MARKETS

Peabody's Australian operations slash costs

ABOUT $US110 million in lower coal pricing was more than offset by nearly $150 million in lower costs at Peabody Energy's Australian operations during the first quarter, split evenly between operational improvements and lower currency and fuel prices.

Lou Caruana
Peabody's Australian operations slash costs

Before hedging, Australian mining operations’ earnings increased $40.9 million to $61.9 million. Australian Mining adjusted EBITDA declined $26.3 million to a loss of $24.5 million in the first quarter, and includes $67.2 million in higher hedging losses versus the prior year.

First quarter Australian results also include about $25 million related to temporary overburden sequencing issues at the Coppabella mine in Queensland, along with mechanical related delays at the nearby North Goonyella mine, both of which have been resolved.

Excluding the impact of hedging, all Australian mines would have generated positive Adjusted EBITDA in the first quarter except for the contractor-operated Burton mine in Queensland.

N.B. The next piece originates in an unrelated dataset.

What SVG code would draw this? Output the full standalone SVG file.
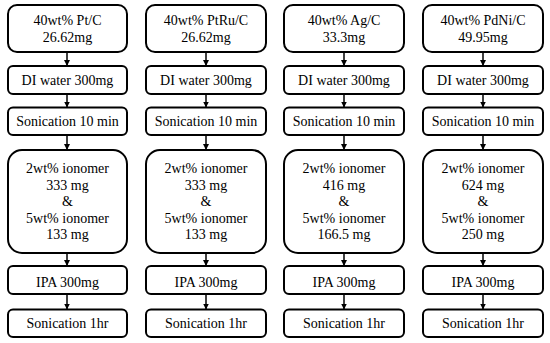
<svg xmlns="http://www.w3.org/2000/svg" width="550" height="343" viewBox="0 0 550 343">
<defs>
<style>
.b{fill:#fff;stroke:#000;stroke-width:2}
.t{font-family:'Liberation Serif','DejaVu Serif',serif;font-size:14px;fill:#000;text-anchor:middle}
.c{stroke:#000;stroke-width:1.5;fill:none;marker-end:url(#ah)}
</style>
<marker id="ah" viewBox="0 0 10 10" refX="10" refY="5" markerWidth="4" markerHeight="4" orient="auto" markerUnits="strokeWidth">
<path d="M0,0 L10,5 L0,10 z" fill="#000"/>
</marker>
</defs>
<rect width="550" height="343" fill="#fff"/>
<g id="connectors">
<path class="c" d="M67,52 V66"/><path class="c" d="M67,94 V107.5"/><path class="c" d="M67,135 V150"/><path class="c" d="M67,253 V266"/><path class="c" d="M67,294 V309.5"/>
<path class="c" d="M206,52 V66"/><path class="c" d="M206,94 V107.5"/><path class="c" d="M206,135 V150"/><path class="c" d="M206,253 V266"/><path class="c" d="M206,294 V309.5"/>
<path class="c" d="M344,52 V66"/><path class="c" d="M344,94 V107.5"/><path class="c" d="M344,135 V150"/><path class="c" d="M344,253 V266"/><path class="c" d="M344,294 V309.5"/>
<path class="c" d="M483,52 V66"/><path class="c" d="M483,94 V107.5"/><path class="c" d="M483,135 V150"/><path class="c" d="M483,253 V266"/><path class="c" d="M483,294 V309.5"/>
</g>
<g id="c1-cat"><rect class="b" x="8" y="5" width="119" height="47" rx="9"/><text class="t" x="67.5" y="25">40wt% Pt/C</text><text class="t" x="67.5" y="41.5">26.62mg</text></g>
<g id="c1-di"><rect class="b" x="8" y="66" width="119" height="28" rx="5"/><text class="t" x="67.5" y="85">DI water 300mg</text></g>
<g id="c1-son10"><rect class="b" x="8" y="107.5" width="119" height="27.5" rx="5"/><text class="t" x="67.5" y="126">Sonication 10 min</text></g>
<g id="c1-ion"><rect class="b" x="8" y="150" width="119" height="103" rx="14"/><text class="t" x="67.5" y="173">2wt% ionomer</text><text class="t" x="67.5" y="189.5">333 mg</text><text class="t" x="67.5" y="206">&amp;</text><text class="t" x="67.5" y="222.5">5wt% ionomer</text><text class="t" x="67.5" y="239">133 mg</text></g>
<g id="c1-ipa"><rect class="b" x="8" y="266" width="119" height="28" rx="5"/><text class="t" x="67.5" y="287">IPA 300mg</text></g>
<g id="c1-son1"><rect class="b" x="8" y="309.5" width="119" height="27.5" rx="5"/><text class="t" x="67.5" y="328">Sonication 1hr</text></g>
<g id="c2-cat"><rect class="b" x="146" y="5" width="120" height="47" rx="9"/><text class="t" x="206" y="25">40wt% PtRu/C</text><text class="t" x="206" y="41.5">26.62mg</text></g>
<g id="c2-di"><rect class="b" x="146" y="66" width="120" height="28" rx="5"/><text class="t" x="206" y="85">DI water 300mg</text></g>
<g id="c2-son10"><rect class="b" x="146" y="107.5" width="120" height="27.5" rx="5"/><text class="t" x="206" y="126">Sonication 10 min</text></g>
<g id="c2-ion"><rect class="b" x="146" y="150" width="120" height="103" rx="14"/><text class="t" x="206" y="173">2wt% ionomer</text><text class="t" x="206" y="189.5">333 mg</text><text class="t" x="206" y="206">&amp;</text><text class="t" x="206" y="222.5">5wt% ionomer</text><text class="t" x="206" y="239">133 mg</text></g>
<g id="c2-ipa"><rect class="b" x="146" y="266" width="120" height="28" rx="5"/><text class="t" x="206" y="287">IPA 300mg</text></g>
<g id="c2-son1"><rect class="b" x="146" y="309.5" width="120" height="27.5" rx="5"/><text class="t" x="206" y="328">Sonication 1hr</text></g>
<g id="c3-cat"><rect class="b" x="284" y="5" width="120" height="47" rx="9"/><text class="t" x="344" y="25">40wt% Ag/C</text><text class="t" x="344" y="41.5">33.3mg</text></g>
<g id="c3-di"><rect class="b" x="284" y="66" width="120" height="28" rx="5"/><text class="t" x="344" y="85">DI water 300mg</text></g>
<g id="c3-son10"><rect class="b" x="284" y="107.5" width="120" height="27.5" rx="5"/><text class="t" x="344" y="126">Sonication 10 min</text></g>
<g id="c3-ion"><rect class="b" x="284" y="150" width="120" height="103" rx="14"/><text class="t" x="344" y="173">2wt% ionomer</text><text class="t" x="344" y="189.5">416 mg</text><text class="t" x="344" y="206">&amp;</text><text class="t" x="344" y="222.5">5wt% ionomer</text><text class="t" x="344" y="239">166.5 mg</text></g>
<g id="c3-ipa"><rect class="b" x="284" y="266" width="120" height="28" rx="5"/><text class="t" x="344" y="287">IPA 300mg</text></g>
<g id="c3-son1"><rect class="b" x="284" y="309.5" width="120" height="27.5" rx="5"/><text class="t" x="344" y="328">Sonication 1hr</text></g>
<g id="c4-cat"><rect class="b" x="423" y="5" width="120" height="47" rx="9"/><text class="t" x="483" y="25">40wt% PdNi/C</text><text class="t" x="483" y="41.5">49.95mg</text></g>
<g id="c4-di"><rect class="b" x="423" y="66" width="120" height="28" rx="5"/><text class="t" x="483" y="85">DI water 300mg</text></g>
<g id="c4-son10"><rect class="b" x="423" y="107.5" width="120" height="27.5" rx="5"/><text class="t" x="483" y="126">Sonication 10 min</text></g>
<g id="c4-ion"><rect class="b" x="423" y="150" width="120" height="103" rx="14"/><text class="t" x="483" y="173">2wt% ionomer</text><text class="t" x="483" y="189.5">624 mg</text><text class="t" x="483" y="206">&amp;</text><text class="t" x="483" y="222.5">5wt% ionomer</text><text class="t" x="483" y="239">250 mg</text></g>
<g id="c4-ipa"><rect class="b" x="423" y="266" width="120" height="28" rx="5"/><text class="t" x="483" y="287">IPA 300mg</text></g>
<g id="c4-son1"><rect class="b" x="423" y="309.5" width="120" height="27.5" rx="5"/><text class="t" x="483" y="328">Sonication 1hr</text></g>
</svg>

Australian Mining revenues declined $63.6 million to $548.2 million, reflecting a 16% decline in revenues per ton, partly offset by a 7% increase in shipments.

Australian volumes totalled 8.8 million tonnes, including 3.8Mt of metallurgical coal at an average realised price of $89.14/t and 3.0Mt of export thermal coal at $57.64/t, with the remaining 2.0Mt delivered under domestic thermal contracts.

Australian costs per tonne declined 12%, reflecting sustainable cost reductions, lower fuel prices and the repeal of the carbon tax.

Peabody Energy president and CEO-Elect Glenn Kellow said: “In the face of market headwinds, Peabody's first quarter performance demonstrates the underlying strength of our business as ongoing cost improvements largely overcame lower coal prices and the impact of hedging.

“While our team has made considerable strides in driving down costs, we know we have further work to do, and we are implementing a wide range of initiatives to provide sustainable results and generate shareholder value.”

Turning to the whole group, first quarter revenues of $1.54 billion lead to Adjusted EBITDA of $166 million.

US Mining Adjusted EBITDA increased $1.5 million over the prior year to $254.1 million as cost reduction efforts offset the impact of lower Midwest realisations.

US Mining revenues of $965.0 million declined 2% from the prior year due to a greater mix of Southern Powder River Basin sales and lower realized pricing in the Midwest.

US costs per tonne declined 3% as a result of a greater mix of Western shipments, continued cost containment activities and the net benefit from lower fuel prices.

The company is progressing a strategic review of its portfolio of Australian tenements and is continuing to explore interest for US assets. Peabody has more than 7.5Bt of coal reserves, including about 3Bt not assigned to active mining operations, along with 500,000 acres of surface lands and other assets that are under evaluation.

The company is also evaluating options at its highest cost operation, the Burton mine, where the current contract-miner agreement expires in mid-2016.

“The Peabody team has clearly demonstrated its ability to improve performance in the face of extended market weakness,” Kellow said.

“With speed, focus and purpose, we are taking additional substantial measures with an emphasis on improving our platform across four primary areas of the business. These measures, combined with our portfolio exposure to key markets, provide Peabody multiple avenues for success now and in the future.”